Let's face it: the divisions we live with and walk amidst these days are not all heal-able by only sharing puppy dog pictures and rainbows on your social media, and we're not going to be able to persuade folks who disagree with us as long as we each just retreat to our own echo chambers of voices, news sources, and pundits who reinforce the things we already want to believe. There's more to healing our divisions than a single conversation over a cup of coffee can fix. But we can at least resolve not to make things worse. We can commit not to feed the beast, not to perpetuate the cycle, and not to sink to the level of the pettiest and most childish among us. We don't have to accept the terms others engage us with. And even if others won't hold themselves accountable to make their points with facts rather than with fear, or to back up their claims with solid reasons and data, or to listen openly to others who disagree with them, we can still commit to doing those things. We can be the ones who won't get suckered into a fight. We can be the ones who won't agitate a tense situation with saber-rattling. We can be the ones who blow out the matches being tossed so casually around powder kegs. We can be the ones who respond to hatred with love, to threats with intentional silence, and to provocation simply with the dust shaken off of our clothing and sandals.

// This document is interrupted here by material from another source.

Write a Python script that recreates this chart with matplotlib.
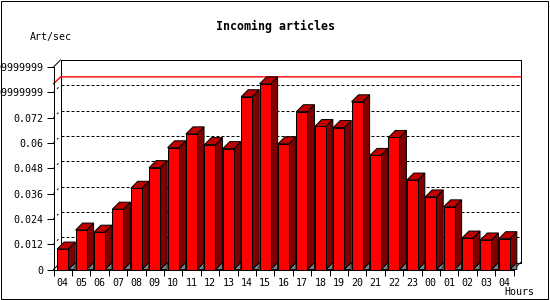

And maybe in that silence... that distance... that little bit of breathing space... we can all find the tension level ratcheted down a little bit, and can get to a place of listening, of reasoning together, and of empathy. Even those meager milestones may be far down the road, but at least we can be a part of moving in the right direction.
I don't know what kinds of tiny aggressions and little slights are coming your way today--and I'm aware that there are a lot of those that I don't pick up on because they're not aimed at me. But it does seem to me that we empower those who most want to draw us into a bitter (and bigger) fight when we let them provoke us to hatred or threats back at them. And maybe the best way to leave open the possibility of things being put right is to break the cycle of hatred when it turns toward us and we are expected to volley it back with force. Today, the choice may just be between being drawn into that pattern of bitterness on the one hand, and being free to be fully alive as we step back on other.
You don't have to give anybody else the power over you to make you hate, or threaten, or bully. You are free, and empowered, to break the cycle.
Lord God give us the wisdom, the love, and the strength to know when not to engage with the voices that want us us to sink to their level.